もしもこんなシーンに出くわしたら?
今回は<上の写真>を見ながら、子どもが遊んでいるシーンを一緒に想像することからスタートしたいと思います。私が今想像している子どもの姿は、崖を飛び跳ねている子どもたちです。
もろくて崩れやすい、海岸沿いにある崖。その崖を子どもたちは無我夢中で跳んでいます。
その崖は、海岸からは高さ5メートルほど。しかも、雨や風で崩れてしまうほどに脆い。そんな場所を飛び跳ねている子どもがいるとしたら…皆さんはどうするでしょうか?
保育者がとるべき行動は?
きっと、保育士の皆さんなら止めますよね。実際、私も子どもたちに止めるように声を掛けました。すると一人の5歳児の男の子が私に言ったのです。
「俺たちが跳んでいるところは大丈夫だけど、今真由美(先生)が立っているところは危ないからすぐどいた方がいいよ。」
「えっ?」
そう思った次の瞬間、崖の下の方で砂がさらさらと動き出したのです。慌てて後ろに下がった私は、驚いて子どもの顔を見ました。
「俺たちは、どこが崩れるか、崩れないか、知ってるよ。跳べる距離かそうでないかも知っている。だから安心して見ててよ!」
足元のがけが崩れていく瞬間を目撃していただけに、彼の言葉には説得力がありました。
子どもの状況把握力
私よりもこの村を知っている子どもたち。どこでどのような遊びができるのか。日々の経験や年長者の姿を見て知っているようでした。確かに、崖の中でも跳び幅はそれぞれ異なるし、そもそも跳ばずに砂や石で遊んでいる子どももいる。
“崖”という場所で、子どもたちは自分の好きな遊びを見つけ、それに夢中になっている姿がそこにはありました。
「子どもを信頼して遊ばせる」には?
今回のことをきっかけに、私たち保育者が「子どもを信頼する」ということの大切さを改めて考えてみました。そのためにはまず、一人ひとりの子どもがどんな遊びが好きで、どのようなことができて、得意なのか。今どんなことに興味を持っているのかを知る必要があります。
子どもは自分が今どんなことに興味を持ち、チャレンジしたいのかを知っている、私はそう思うのです。
- ジャングルジムのてっぺんまで登りたい
- 逆上がりがしたい
- ハサミを使って切り花を作りたい
- 木登りがしたい
- 水で虹が作りたい…
今回冒頭でお話ししたシーンでは、
「こんな高いところから飛び降りるの?」(私は心の中で心配になりました)
そう思っても「飛び降ることができる!」と思った時にしか、子どもは挑戦しようとはしません。近くに行っては何度も考え、今だ!!と思った時に力を振り絞るのです。
子どもが自分の力を信じるためには?
その力を子ども自身が感じ、発揮できるかどうかは、それまでの子どもの育ちが大きく関係しています。例えば、5歳になるまで一度もジャングルジムに登ったことがない子どもが急にてっぺんから飛び降りようとしていたとしたら、まずは登ること。

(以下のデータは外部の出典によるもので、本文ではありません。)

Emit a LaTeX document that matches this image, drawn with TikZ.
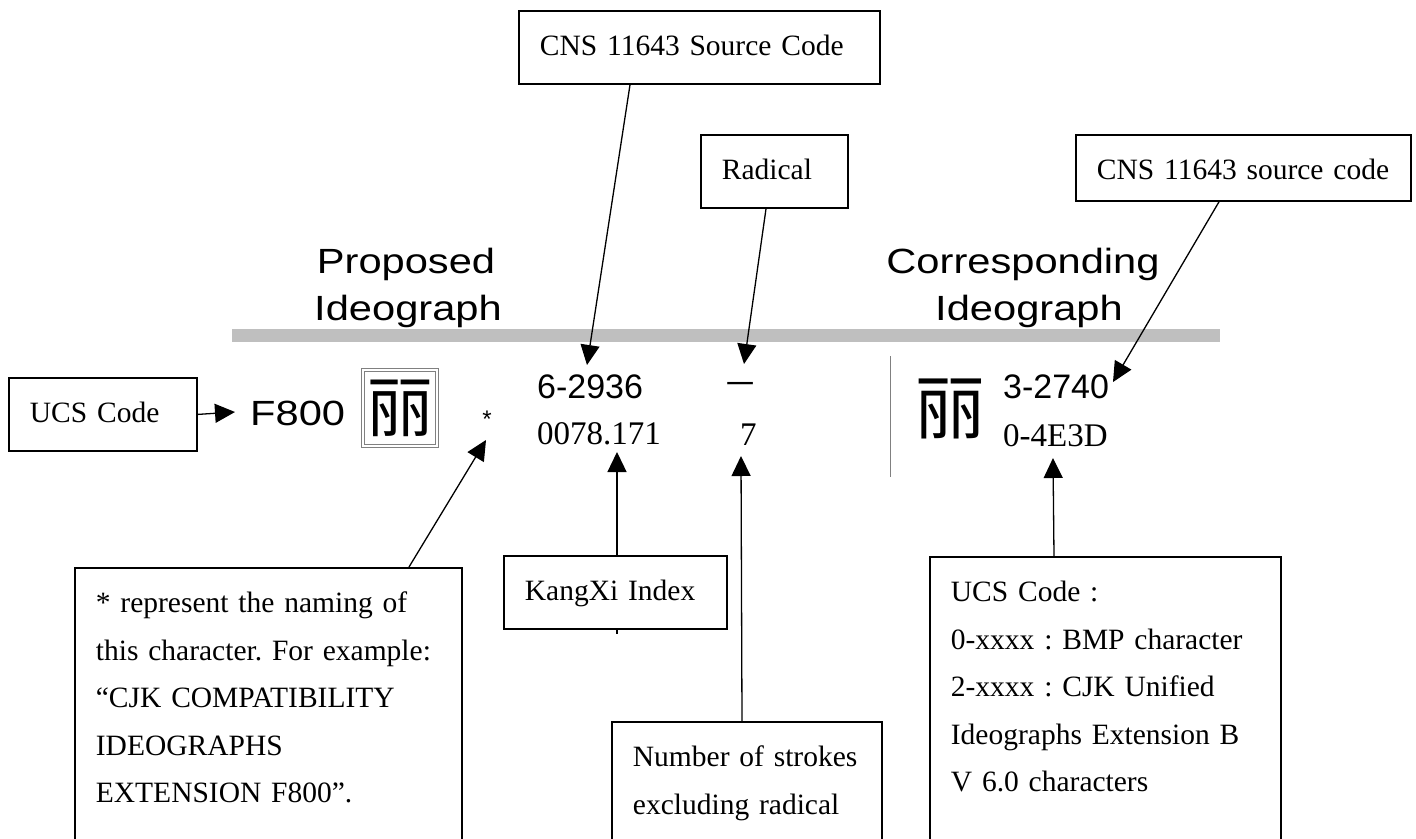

その高さになれることをしなければならないだろうし、飛び降りる勇気を持つ必要もあるでしょう。だからこそ、私たち保育士は、目の前にいる子どもを日々観察しておく必要があるのです。
私たち保育士は、彼らが大きなケガをしないようにそばで見守っている必要があります。そして、そのような環境を整えることが重要なのです。
例えば木登りをしている子どもが飛び降りようとした時、その下はコンクリートなのか、土なのかで怪我をするかもしれない危険度は変わってきます。
「この子は今、この高いところから飛び降りようとしているんだな」
そう気づいたら、ぜひその子どもがいつか飛び降りることを想定して、環境を設定してあげてください。下が固いコンクリートであれば、自分が受け止めてあげられる場所にいる、下にマットを敷くなど、子どもが怪我をしないように考えることも重要です。
改めて、私たち保育士の仕事は子どもの気持ちに寄り添って「環境を整える」ということなのですから。